Mark G. Kelman

Mark G. Kelman's picture
James C. Gaither Professor of Law; Vice Dean; Jurist
Stanford University
A prolific scholar whose jurisprudential interests range from law and economics to cognitive psychology, Mark G. Kelman has applied social science approaches to diverse legal fields including criminal law, taxation, administrative regulation and disability law. His most recent book, The Heuristics Debate (Oxford University Press, 2011), focuses on disputes about the fundamental nature of heuristic reasoning associated, respectively, with the heuristics and biases school and the fast and frugal heuristics school. He is especially concerned with the implications of these debates for a wide variety of issues of both legal theory and policy (ranging from questions about whether values are commensurable or the ordinary tendency to spend more willingly to rescue identifiable victims than to prevent “statistical” lives from being lost is defensible to controversies over the efficacy of distinct forms of criminal sanctions).
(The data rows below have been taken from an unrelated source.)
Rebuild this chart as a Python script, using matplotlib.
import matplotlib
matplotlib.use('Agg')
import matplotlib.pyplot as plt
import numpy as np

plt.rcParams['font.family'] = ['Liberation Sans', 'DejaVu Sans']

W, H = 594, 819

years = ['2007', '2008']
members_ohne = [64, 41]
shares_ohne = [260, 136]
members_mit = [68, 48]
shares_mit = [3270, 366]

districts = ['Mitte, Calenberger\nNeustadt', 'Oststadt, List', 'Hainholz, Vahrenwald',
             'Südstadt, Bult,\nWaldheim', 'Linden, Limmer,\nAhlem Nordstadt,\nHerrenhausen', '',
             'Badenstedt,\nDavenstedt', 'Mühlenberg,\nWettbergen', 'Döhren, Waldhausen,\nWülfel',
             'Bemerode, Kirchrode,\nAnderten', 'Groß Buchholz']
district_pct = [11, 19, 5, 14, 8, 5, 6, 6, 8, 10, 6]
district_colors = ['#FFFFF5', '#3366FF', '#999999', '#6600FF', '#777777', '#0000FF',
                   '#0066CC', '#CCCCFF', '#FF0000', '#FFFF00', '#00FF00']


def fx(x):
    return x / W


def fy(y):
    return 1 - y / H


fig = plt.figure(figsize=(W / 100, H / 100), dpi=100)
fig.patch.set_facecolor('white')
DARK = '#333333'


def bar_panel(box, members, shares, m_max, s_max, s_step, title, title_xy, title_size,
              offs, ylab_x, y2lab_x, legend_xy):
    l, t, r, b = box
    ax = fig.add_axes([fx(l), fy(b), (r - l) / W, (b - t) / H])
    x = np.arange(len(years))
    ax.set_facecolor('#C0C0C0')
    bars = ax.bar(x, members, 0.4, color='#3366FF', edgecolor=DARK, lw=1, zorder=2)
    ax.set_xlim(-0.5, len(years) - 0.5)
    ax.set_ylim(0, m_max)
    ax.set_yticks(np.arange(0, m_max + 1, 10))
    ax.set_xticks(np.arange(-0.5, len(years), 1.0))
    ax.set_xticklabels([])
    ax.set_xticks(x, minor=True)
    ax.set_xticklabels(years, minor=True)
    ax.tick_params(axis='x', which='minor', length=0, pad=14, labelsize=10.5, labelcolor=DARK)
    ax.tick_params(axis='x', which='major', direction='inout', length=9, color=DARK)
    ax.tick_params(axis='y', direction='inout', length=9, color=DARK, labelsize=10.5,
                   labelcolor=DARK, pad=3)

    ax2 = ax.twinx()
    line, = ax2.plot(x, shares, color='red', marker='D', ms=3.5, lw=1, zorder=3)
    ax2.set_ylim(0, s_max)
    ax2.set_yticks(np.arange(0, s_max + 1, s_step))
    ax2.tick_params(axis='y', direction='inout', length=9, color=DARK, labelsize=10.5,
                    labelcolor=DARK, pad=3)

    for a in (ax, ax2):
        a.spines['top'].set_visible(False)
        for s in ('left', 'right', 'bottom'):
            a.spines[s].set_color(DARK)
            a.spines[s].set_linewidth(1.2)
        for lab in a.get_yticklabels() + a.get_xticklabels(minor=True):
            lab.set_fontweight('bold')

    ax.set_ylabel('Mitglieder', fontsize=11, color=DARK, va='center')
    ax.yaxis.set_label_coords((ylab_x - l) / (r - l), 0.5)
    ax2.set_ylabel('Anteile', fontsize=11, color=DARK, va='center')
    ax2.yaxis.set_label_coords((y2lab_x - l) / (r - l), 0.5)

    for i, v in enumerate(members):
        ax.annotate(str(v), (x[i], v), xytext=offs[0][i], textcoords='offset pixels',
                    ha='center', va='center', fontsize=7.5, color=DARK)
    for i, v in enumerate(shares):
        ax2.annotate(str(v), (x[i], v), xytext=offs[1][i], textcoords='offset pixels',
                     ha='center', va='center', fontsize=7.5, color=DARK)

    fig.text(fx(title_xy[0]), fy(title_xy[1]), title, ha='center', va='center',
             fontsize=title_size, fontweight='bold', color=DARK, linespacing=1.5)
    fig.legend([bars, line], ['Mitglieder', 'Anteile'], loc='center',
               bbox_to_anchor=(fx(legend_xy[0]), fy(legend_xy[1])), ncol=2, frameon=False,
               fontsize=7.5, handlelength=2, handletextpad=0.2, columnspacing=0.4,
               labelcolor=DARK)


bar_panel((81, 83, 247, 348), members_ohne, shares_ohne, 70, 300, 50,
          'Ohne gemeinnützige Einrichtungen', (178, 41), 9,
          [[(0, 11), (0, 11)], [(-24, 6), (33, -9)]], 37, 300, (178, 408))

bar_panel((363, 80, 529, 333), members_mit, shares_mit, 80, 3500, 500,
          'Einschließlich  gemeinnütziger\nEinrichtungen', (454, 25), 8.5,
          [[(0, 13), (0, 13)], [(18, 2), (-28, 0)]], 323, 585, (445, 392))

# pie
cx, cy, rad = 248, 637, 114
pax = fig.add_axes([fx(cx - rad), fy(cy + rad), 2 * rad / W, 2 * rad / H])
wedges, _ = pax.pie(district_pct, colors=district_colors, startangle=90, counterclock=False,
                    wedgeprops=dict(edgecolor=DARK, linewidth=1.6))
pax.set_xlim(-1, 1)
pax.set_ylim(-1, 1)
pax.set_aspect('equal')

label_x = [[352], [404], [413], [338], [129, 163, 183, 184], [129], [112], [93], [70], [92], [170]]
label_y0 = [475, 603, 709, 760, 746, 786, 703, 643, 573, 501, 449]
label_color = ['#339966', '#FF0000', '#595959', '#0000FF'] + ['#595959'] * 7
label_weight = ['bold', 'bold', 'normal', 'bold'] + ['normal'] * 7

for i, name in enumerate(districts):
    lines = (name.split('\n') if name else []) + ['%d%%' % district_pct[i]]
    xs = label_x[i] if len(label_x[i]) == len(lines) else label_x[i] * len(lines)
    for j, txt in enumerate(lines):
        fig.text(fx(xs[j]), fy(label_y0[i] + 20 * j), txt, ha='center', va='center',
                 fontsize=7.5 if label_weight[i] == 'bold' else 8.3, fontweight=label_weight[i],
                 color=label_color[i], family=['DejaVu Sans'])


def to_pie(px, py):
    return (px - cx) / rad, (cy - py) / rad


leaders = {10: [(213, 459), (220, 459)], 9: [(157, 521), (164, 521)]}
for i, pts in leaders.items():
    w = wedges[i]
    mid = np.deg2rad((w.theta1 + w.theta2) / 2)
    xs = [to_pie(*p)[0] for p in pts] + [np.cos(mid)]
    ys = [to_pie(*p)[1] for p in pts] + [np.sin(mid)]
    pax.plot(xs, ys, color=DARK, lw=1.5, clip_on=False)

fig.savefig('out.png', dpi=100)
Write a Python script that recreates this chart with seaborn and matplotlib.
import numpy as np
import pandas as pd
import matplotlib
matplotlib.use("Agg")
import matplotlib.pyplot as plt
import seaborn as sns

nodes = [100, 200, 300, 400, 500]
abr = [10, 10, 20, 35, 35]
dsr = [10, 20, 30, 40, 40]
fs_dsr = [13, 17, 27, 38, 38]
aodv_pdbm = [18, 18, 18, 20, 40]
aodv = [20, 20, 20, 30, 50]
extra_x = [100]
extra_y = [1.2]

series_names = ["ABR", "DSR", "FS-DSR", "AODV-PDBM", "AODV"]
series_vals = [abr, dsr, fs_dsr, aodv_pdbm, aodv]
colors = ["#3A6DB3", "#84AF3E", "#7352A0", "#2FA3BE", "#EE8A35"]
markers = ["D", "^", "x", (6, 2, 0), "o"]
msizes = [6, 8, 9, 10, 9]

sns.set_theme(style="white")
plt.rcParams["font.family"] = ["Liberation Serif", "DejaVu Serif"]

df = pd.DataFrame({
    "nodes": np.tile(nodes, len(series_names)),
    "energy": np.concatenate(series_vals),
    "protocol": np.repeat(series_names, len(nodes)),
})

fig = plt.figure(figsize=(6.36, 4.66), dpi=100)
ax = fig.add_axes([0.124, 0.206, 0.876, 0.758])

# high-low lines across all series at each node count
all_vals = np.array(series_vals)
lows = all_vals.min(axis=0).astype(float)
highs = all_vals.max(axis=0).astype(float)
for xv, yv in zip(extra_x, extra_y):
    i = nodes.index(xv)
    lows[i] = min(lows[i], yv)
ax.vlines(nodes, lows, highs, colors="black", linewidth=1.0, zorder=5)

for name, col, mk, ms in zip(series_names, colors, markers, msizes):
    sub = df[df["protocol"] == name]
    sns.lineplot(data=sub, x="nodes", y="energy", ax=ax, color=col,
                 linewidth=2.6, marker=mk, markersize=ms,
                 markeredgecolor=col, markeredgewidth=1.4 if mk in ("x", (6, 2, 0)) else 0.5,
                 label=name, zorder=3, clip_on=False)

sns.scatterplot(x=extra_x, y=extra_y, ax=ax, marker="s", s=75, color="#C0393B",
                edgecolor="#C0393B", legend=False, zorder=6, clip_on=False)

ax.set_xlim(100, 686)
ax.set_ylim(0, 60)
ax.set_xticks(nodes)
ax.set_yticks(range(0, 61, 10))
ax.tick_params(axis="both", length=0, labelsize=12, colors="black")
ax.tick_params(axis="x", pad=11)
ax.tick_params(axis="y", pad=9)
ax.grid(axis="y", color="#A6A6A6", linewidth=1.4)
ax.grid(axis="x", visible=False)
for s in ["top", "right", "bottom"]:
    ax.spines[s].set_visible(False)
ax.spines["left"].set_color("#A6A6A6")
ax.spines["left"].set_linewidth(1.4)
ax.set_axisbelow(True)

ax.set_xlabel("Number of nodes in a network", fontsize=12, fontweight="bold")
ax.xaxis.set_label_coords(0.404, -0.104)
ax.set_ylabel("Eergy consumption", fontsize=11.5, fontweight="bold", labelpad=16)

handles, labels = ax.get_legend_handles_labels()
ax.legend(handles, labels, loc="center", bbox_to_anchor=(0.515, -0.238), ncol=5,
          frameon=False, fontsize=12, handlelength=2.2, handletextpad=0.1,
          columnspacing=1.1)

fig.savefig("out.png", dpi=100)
He has also been engaged in a substantial experimental research project on moral reasoning and has begun to explore how surgeons come to recommend particular procedures when the costs and benefits of the procedures are difficult to commensurate, a project that bridges his ongoing interests in how people actually make decisions and his interests in normative philosophy. In addition to being a longtime teacher of both criminal law and property to first-year students, he has served as the academic coordinator, academic associate dean, and, currently, vice dean at the law school. Before joining the Stanford Law School faculty in 1977, Professor Kelman was the director of criminal justice projects for the Fund for the City of New York.